A bright meteor known as a "fireball" streaked across the sky over northern Vermont and made a loud banging noise when it entered the atmosphere, the Burlington Free Press reported.

"I actually thought my apartment was being knocked off its foundation," one resident of Essex Junction, Vermont wrote in the comments of a NASA Meteor Watch Facebook post about the incident.

Eyewitness reports from Canada and the Northeastern U.S. said that the meteor flashed across the sky at around 5:38 p.m. Eastern Standard Time, NASA wrote on Facebook. From these reports, the agency has calculated that the meteor first appeared over Vermont at a height of 52 miles above Mount Mansfield State Forest. It then sped northeast at a rate of 47,000 miles per hour. It traveled for 33 miles across the upper atmosphere before burning up 33 miles above Beach Hill in Vermont's Orleans County, NASA said.

The agency said it was working on a more detailed trajectory based on reports and hopefully video evidence.
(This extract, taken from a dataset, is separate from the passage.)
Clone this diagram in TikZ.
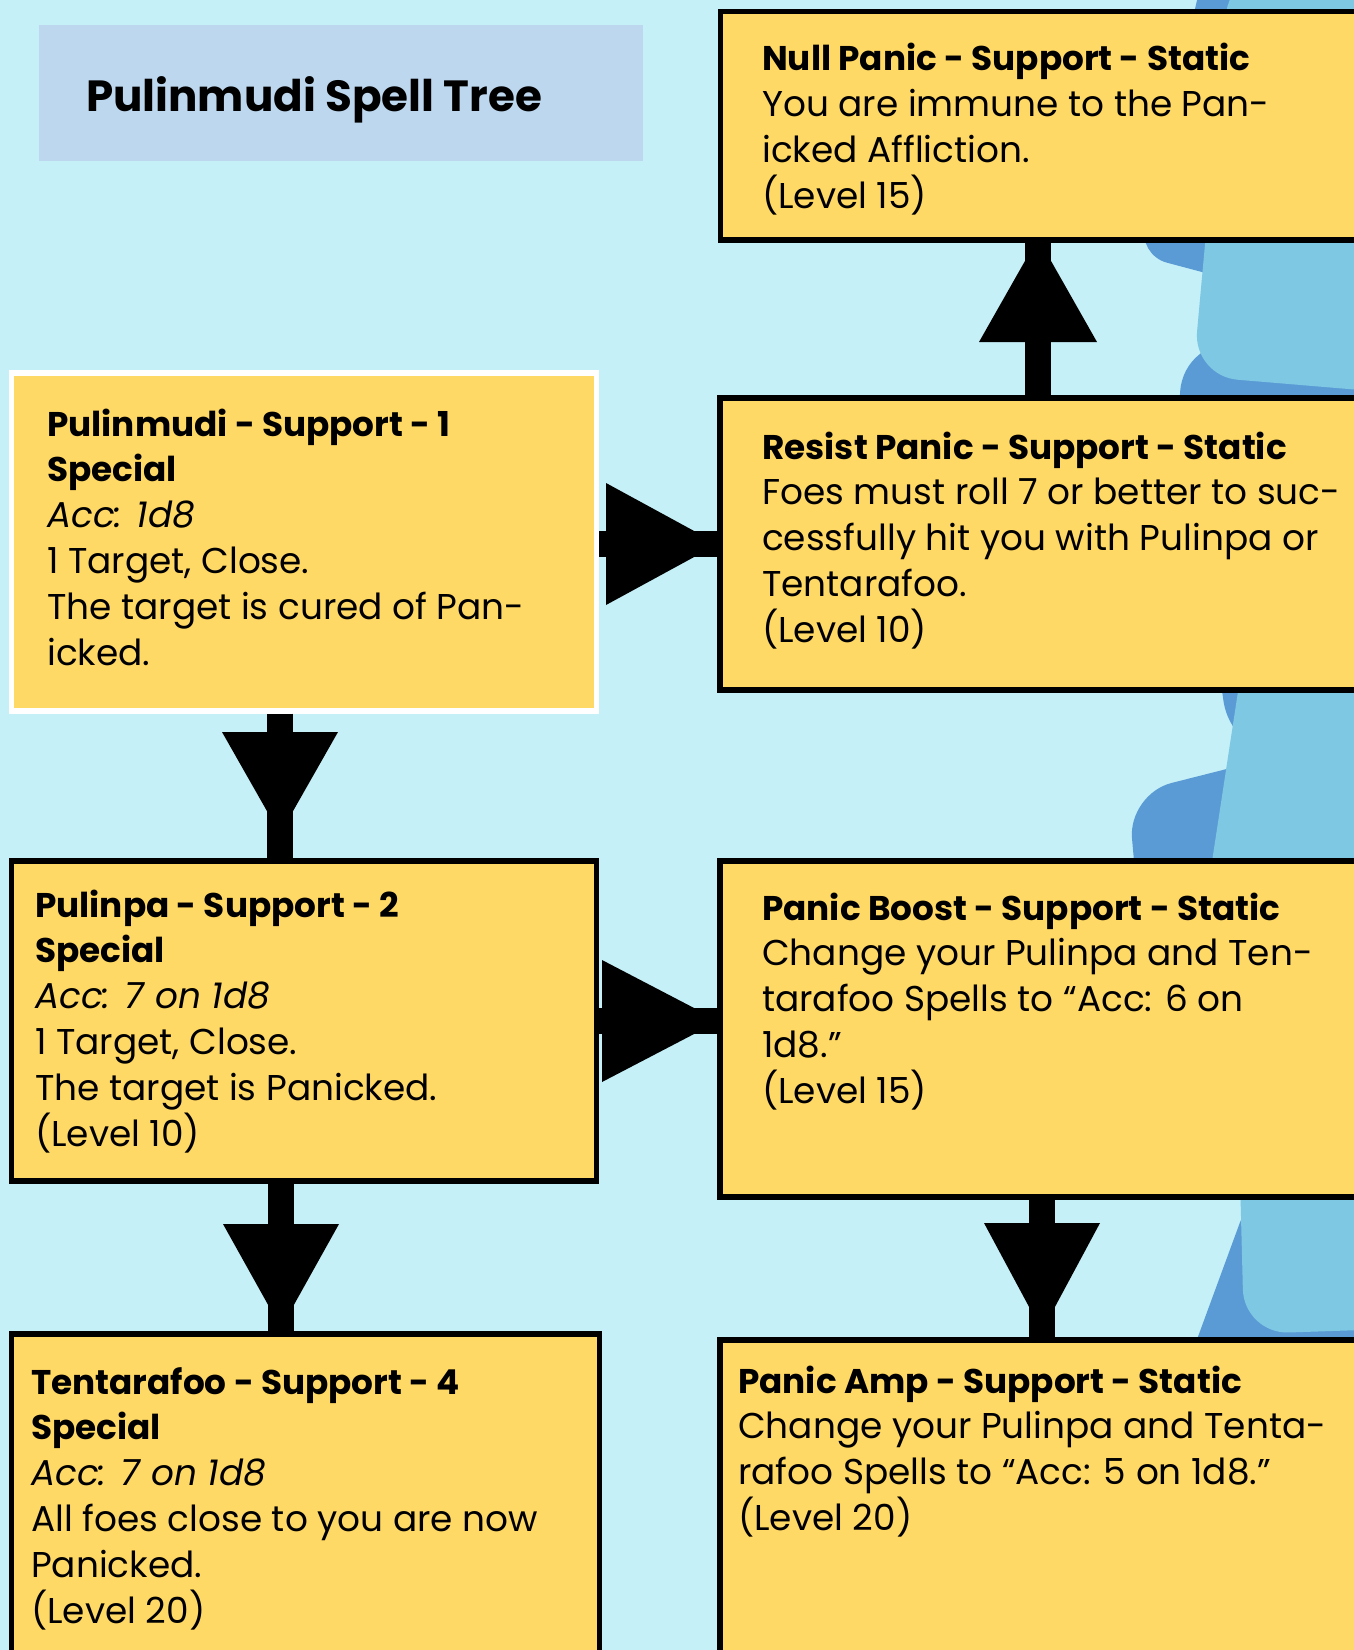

So far, its Facebook post has more than 500 comments. In addition to Vermont, people also reported seeing it in Connecticut, Maine, Massachusetts, New Hampshire, New York and the Canadian province of Québec.

"It was dusk, so the sky was a deep blue, and I saw a bright red, orange and yellow streak to the north of me," one Massachusetts eyewitness commented on the NASA post. "I thought it must have been something much bigger than a standard 'shooting star' to be so visible when not totally dark yet."

Video footage of the meteor has also emerged. Local news station WCAX recorded it from the Burlington International Airport at 5:40 p.m.

NASA said the meteor was a "fireball," a meteor with a magnitude of brightness greater than negative four, or the brightness of Venus in the morning or evening sky, Newsweek explained. A meteor, also known as a shooting star, is the name for the light we see when an asteroid or meteoroid enters Earth's atmosphere. If a meteoroid does not burn up before it lands, it is called a meteorite, according to NASA. However, much of the object burns up as it travels rapidly through the atmosphere. Usually less than five percent of an original meteoroid ever lands on Earth as a meteorite, and space rocks smaller than a football field usually disintegrate entirely. Around 48.5 tons of material from meteoroids enters the atmosphere every day, scientists estimate.